Above ideas were taken from the Our Sunday Visitor website HERE.
Ideas below were taken from the Catholic Icing website HERE.
- Go to Mass as a family on Ash Wednesday. This is so great because even the smallest members of the family can have ashes.
- Read the scripture about when Jesus goes into the desert.
- Motivate your children to do good deeds and make sacrifices. We often do the crown of thorns, but a sacrifice jar with beans is easier to set up. Sacrifice beads also work well.
- Give something up for Lent as a family, even if you kids are young enough that you don’t “have” to. We always give up candy as a blanket sacrifice, and then decide on other things. Other good “blanket sacrifices” are no music in the car, no eating out, silent “monastery” lunches, or drinking only water during Lent.
- Set up an almsgiving box– you simply set out a box, and take 1 thing from your own pantry every day of Lent. At the end of Lent, take the box to a food pantry.
- Set up an offering jar– all you need is a jar or piggy bank of some kind. Spare change goes into the jar for the length of Lent, and then is donated.
- Add extra prayers to your daily life. Maybe this is extra prayers in the morning or at bedtime. If you have older kids, encourage them to set extra goals for personal prayer as well.
- Pray the sorrowful mysteries of the rosary together- daily, weekly, whatever works for you. If this feels overwhelming with little kids, try just 1 decade.
- Pray the Divine Mercy Chaplet together- this is also a faster option than a rosary for those with littles.
- Light Lenten candles on your dinner table each night (much like an Advent wreath, but for Lent)
- Make pretzels together. If you don’t have time to do this from scratch, get the Pillsbury bread sticks in a can and make them that way.
- Go to daily Mass. You decide how often this might be doable at this current stage of your life.
- Go to adoration. Even if you can’t stay long with little kids, it’s still worth going.
- Go to confession as a family.
- Read the penitential Psalms.
- Count down the days of Lent with a printable Lenten calendar for your kids– a lot easier than making paper chains!
- Bury the Alleluia- this can also be very easy. I offer a printable way to do this here.
- Attend stations of the cross at your church.
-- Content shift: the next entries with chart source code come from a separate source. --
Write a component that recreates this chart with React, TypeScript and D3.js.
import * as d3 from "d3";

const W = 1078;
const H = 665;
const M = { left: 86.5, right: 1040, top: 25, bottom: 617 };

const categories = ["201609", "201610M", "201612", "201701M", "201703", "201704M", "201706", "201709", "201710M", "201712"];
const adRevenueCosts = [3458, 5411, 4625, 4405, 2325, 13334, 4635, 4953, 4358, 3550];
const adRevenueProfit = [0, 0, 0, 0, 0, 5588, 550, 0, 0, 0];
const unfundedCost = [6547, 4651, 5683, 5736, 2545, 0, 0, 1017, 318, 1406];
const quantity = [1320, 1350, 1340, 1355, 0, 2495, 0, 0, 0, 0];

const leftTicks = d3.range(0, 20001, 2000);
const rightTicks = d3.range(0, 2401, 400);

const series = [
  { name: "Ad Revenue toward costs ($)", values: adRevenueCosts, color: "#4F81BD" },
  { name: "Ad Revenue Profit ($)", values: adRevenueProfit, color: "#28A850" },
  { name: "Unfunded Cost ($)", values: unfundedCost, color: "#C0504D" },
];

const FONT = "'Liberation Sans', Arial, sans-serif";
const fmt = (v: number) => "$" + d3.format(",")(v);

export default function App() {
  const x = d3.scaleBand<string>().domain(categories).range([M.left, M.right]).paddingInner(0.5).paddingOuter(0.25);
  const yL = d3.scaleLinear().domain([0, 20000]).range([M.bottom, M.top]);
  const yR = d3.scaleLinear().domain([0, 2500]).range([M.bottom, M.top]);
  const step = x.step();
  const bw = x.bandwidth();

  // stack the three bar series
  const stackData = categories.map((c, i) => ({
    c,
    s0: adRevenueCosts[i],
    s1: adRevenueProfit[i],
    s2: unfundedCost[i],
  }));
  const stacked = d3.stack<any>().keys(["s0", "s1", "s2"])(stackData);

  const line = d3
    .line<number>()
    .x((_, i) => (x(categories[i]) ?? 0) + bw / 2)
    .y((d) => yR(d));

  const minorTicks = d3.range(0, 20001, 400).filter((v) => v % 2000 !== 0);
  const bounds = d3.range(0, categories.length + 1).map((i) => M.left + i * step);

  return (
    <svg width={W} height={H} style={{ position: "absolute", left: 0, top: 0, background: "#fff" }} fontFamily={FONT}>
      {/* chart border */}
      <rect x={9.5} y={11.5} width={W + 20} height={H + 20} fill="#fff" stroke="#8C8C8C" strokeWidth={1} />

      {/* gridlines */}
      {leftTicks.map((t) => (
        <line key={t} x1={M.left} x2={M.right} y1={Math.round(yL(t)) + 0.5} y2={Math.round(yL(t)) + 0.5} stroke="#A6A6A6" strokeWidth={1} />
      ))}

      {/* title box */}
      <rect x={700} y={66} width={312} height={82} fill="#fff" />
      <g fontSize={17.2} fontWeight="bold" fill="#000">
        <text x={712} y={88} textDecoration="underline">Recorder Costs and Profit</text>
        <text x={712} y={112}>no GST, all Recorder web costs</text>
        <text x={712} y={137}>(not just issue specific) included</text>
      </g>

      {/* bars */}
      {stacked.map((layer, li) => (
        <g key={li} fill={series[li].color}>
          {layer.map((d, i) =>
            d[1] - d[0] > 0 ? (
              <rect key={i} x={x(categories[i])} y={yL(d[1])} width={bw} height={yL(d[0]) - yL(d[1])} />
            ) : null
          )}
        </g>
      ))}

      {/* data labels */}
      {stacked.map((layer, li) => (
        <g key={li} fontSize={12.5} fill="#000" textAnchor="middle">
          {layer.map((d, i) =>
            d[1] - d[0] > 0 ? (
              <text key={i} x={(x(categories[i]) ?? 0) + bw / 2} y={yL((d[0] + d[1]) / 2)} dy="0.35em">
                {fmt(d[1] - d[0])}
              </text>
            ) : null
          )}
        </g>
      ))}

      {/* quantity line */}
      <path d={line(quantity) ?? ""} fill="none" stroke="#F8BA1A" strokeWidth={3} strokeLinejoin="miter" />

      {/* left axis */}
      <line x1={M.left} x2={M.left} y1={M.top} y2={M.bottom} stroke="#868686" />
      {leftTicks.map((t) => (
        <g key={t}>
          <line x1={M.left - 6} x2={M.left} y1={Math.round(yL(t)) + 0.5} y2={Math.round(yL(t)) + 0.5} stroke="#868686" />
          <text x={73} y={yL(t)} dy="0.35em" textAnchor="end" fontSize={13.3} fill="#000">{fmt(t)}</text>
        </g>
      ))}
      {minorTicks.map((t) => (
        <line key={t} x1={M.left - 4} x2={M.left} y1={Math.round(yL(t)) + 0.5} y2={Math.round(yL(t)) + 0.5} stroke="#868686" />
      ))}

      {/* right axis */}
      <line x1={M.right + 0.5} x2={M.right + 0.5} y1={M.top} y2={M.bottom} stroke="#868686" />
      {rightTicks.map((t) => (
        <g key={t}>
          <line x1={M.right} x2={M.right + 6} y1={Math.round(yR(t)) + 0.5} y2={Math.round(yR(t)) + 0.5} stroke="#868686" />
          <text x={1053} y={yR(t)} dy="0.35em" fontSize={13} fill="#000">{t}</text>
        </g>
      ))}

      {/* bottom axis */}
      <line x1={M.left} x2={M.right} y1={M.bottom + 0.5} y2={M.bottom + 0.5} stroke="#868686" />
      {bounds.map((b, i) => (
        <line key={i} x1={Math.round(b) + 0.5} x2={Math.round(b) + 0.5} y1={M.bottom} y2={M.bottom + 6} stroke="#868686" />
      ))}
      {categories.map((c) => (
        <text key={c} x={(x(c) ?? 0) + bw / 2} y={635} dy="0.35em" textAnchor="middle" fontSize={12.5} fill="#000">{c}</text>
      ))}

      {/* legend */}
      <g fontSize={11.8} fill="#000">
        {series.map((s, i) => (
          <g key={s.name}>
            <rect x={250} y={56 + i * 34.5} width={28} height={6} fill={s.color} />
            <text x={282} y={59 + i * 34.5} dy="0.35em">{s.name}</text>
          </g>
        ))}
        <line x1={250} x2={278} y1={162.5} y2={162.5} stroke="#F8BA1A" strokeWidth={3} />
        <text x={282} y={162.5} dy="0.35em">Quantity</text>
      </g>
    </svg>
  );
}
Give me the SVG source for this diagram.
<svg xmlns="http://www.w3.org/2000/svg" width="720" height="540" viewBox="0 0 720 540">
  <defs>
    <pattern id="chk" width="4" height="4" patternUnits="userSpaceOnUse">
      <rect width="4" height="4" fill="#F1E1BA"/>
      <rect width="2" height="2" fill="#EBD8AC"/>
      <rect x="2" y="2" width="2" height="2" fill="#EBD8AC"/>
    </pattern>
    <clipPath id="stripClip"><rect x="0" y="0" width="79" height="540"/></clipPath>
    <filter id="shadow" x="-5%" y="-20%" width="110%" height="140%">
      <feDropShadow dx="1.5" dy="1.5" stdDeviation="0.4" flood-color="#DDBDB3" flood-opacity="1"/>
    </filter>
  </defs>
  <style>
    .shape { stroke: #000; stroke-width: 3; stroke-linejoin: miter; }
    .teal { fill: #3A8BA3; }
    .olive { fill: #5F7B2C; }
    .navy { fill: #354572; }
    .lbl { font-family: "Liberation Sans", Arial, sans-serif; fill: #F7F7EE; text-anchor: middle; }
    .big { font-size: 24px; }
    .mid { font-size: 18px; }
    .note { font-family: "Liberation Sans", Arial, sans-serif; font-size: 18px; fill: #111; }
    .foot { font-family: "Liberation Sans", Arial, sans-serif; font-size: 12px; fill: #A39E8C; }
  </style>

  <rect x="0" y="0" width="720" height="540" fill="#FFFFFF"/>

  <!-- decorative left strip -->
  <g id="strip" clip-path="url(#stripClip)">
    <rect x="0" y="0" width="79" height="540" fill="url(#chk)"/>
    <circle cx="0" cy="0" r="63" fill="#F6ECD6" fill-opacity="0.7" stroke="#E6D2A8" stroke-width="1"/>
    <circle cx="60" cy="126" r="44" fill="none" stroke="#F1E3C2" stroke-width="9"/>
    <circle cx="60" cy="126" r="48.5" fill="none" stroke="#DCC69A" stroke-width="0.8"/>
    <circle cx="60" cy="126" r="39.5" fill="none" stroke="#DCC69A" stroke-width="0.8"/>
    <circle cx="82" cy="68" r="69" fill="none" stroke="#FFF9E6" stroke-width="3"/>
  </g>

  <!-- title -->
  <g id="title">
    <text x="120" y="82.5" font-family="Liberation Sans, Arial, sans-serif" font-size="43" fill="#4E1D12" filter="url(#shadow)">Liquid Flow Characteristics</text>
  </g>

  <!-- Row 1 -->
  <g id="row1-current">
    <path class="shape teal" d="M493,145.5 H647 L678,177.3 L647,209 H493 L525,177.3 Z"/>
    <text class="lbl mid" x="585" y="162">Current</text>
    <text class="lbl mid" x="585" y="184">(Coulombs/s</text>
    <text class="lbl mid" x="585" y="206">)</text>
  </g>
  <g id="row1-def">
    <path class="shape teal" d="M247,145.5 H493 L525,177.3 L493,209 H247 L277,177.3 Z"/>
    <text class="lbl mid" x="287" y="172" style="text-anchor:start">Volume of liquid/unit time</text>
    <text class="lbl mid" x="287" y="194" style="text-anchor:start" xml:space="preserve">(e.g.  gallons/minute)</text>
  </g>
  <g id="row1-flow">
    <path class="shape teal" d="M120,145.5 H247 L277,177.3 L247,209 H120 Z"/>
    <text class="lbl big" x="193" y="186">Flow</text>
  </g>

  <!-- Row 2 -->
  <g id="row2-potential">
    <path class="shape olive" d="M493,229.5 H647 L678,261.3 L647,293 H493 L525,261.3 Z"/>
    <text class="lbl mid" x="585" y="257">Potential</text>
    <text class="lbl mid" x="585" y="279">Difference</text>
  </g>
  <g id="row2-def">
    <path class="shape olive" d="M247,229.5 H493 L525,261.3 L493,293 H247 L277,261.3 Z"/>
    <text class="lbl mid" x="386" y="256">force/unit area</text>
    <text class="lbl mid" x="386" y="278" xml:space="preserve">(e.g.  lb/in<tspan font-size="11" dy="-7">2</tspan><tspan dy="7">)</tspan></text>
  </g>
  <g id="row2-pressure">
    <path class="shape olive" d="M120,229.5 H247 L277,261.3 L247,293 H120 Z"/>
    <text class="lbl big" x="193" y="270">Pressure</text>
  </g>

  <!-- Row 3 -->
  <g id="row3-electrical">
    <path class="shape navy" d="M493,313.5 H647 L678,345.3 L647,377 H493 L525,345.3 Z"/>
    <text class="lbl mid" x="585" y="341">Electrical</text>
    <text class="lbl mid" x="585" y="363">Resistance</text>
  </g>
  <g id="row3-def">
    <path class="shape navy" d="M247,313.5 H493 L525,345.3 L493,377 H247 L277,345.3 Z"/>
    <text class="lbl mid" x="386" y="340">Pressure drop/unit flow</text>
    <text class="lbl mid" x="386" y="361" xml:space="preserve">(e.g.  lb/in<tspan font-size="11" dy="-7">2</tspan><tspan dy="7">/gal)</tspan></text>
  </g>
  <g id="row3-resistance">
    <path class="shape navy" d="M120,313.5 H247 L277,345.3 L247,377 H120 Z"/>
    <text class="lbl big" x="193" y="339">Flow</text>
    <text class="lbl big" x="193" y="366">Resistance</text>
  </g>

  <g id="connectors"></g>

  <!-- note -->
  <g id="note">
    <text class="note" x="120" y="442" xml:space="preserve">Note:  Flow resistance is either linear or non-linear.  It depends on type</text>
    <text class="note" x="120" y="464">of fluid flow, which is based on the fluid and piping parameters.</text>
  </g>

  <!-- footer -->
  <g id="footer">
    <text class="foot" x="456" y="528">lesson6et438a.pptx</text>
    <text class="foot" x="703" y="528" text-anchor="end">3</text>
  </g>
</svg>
We especially love to do this on Good Friday.
- Cook simple meatless meals together with your kids. This will be a good sacrifice opportunity for you.
- Listen to the stations of the cross on CD. We love listening to ours at home, and this is a great for car trips, especially if you’re traveling to see family on Easter.
- Sing “The Lent Song” with your kids.
- Wash your children’s feet on Holy Thursday.
- Encourage better attention during Mass by assigning each member of the family 1 reading to pay special attention to (first reading, Psalm, second reading, and the Gospel). Have everyone give a re-cap of “their” reading on the way home in the car. Have a family discussion if anyone had thoughts about the readings.
- On Good Friday, have an hour of silence at your house from 3-4 (because Jesus died at 3). Allow your kids to read spiritual books during this hour of silence.
- 40 bags, 40 days. You pick the size of the bag (Paper bag, Wal-Mart bag, trash bag, lunch sac) and you get rid of 1 bag full from your house every day. Donate what you get rid of. This is an excellent exercise in living simply.
- Lenten cleaning- rather than the idea of “Spring cleaning”, clean 1 area of your home every day during Lent. Your house is beautiful and clean for Easter!
- Sing a Lenten hymn together each day as a family. We like to do this in the morning. You can sing the same hymn each morning until everyone has learned the words, then move onto another one.
- Attend extra activities happening at your parish, such as Friday fish fries.
- Do some of the works of mercy together with your kids.
- Watch a Lenten movie together as a family- I like The Greatest Adventure Easter Story for little kids.
- Read 1 Saint story per day. (I like this set because the stories are short, and there’s a picture for each one)
- Read the Bible together as a family daily. This can be done in the morning at breakfast, and doesn’t have to take long. You can just read a paragraph each day.
- Decide 1 day of the week during Lent to go “screen free” as a family.
- Light a candle at church on Sunday.
- “Un-decorate” your mantle to keep things simple for Lent. Put a purple table cloth out on the table. Explain liturgical colors to your kids.
- During Holy Week, read the story of Palm Sunday, the Last Supper, and the crucifixion from the Bible.
- Memorize a new prayer together as a family.
- Join Holy Heroes Lent adventure– easiest. thing. for mom. ever.
- Basically, make sure you’re including more prayer, fasting, and almsgiving than during ordinary time.
And the number 1 easy thing that takes no extra effort that I really want you to do is…. Save all of the Easter celebrating for Easter!